In the euphotic layer of the Arabian Sea, dissolved silica is depleted by the demands of organisms living in the upper ocean layers. As soon as the dissolved silica is supplied from deeper layers to the euphotic layer, diatom production accelerates. In the Arabian Sea, production of coccolithor-phorids also increases, but diatom production dominates. The primary production blooms of February, March and July 1995 were not linked to eddies, but were locked to the end of the periods of mixed layer deepening associated with each monsoon. There is also evidence that a dust storm caused by the strong winds in July 1995 covered the entire western and central Arabian Sea coincident with the July bloom. The ratio of organic carbon to inorganic carbon stood out from the background; but while the silicon to calcium ratio in the particles arriving at the ocean's interior during these blooms was high, it was not as elevated as that seen during the eddy-related blooms.
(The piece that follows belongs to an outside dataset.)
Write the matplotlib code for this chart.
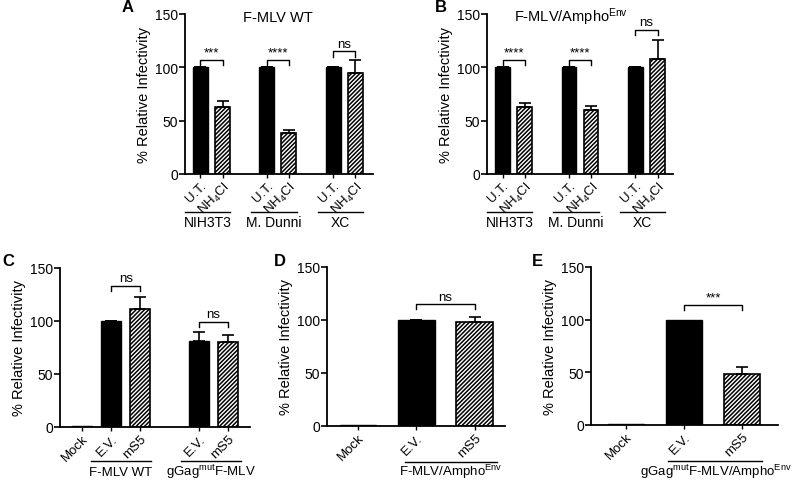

Thus, perhaps one of our most intriguing results is that the chemical composition of what we find to be the rapid export flux from the surface layer may guide our efforts to understand the physics of the Arabian Sea. Convective deepening and wind-driven entrainment appear to result in only modest transport of nutrient-rich water into the surface layer compared to the eddy-related transport. We will now have to consider more carefully the role of eddies. By doing so we will build our understanding of how the biological pump now functions and be able to apply that understanding to the record of how the pump functioned in the geological past as revealed in the records provided by the ocean sediments.

Sus Honjo's work was supported by the National Science Foundation, and Bob Weller's by the Office of Naval Research. The data and other contributions to their understanding provided by colleagues, particularly Tommy Dickey and John Marra, is gratefully acknowledged.

Bob Weller is part of the Physical Oceanography Department's Upper Ocean Processes Group. The talent and skill of this group's technical staff have made it possible to deploy heavily instrumented surface moorings around the globe and to make significant progress toward understanding the interaction of the ocean and atmosphere. His most recent experimental project deployed two surface moorings in the eastern tropical Pacific as part of the Pan American Climate Study. In 1997, this put Bob and the rest of the group at sea and away from WHOI for six weeks in April and May on a Lima, Peru, to San Diego cruise aboard Roger Revelle (Scripps Institution of Oceanography) and again for six weeks in November and December on a Honolulu to Honolulu voyage on Thomas Thompson (University of Washington).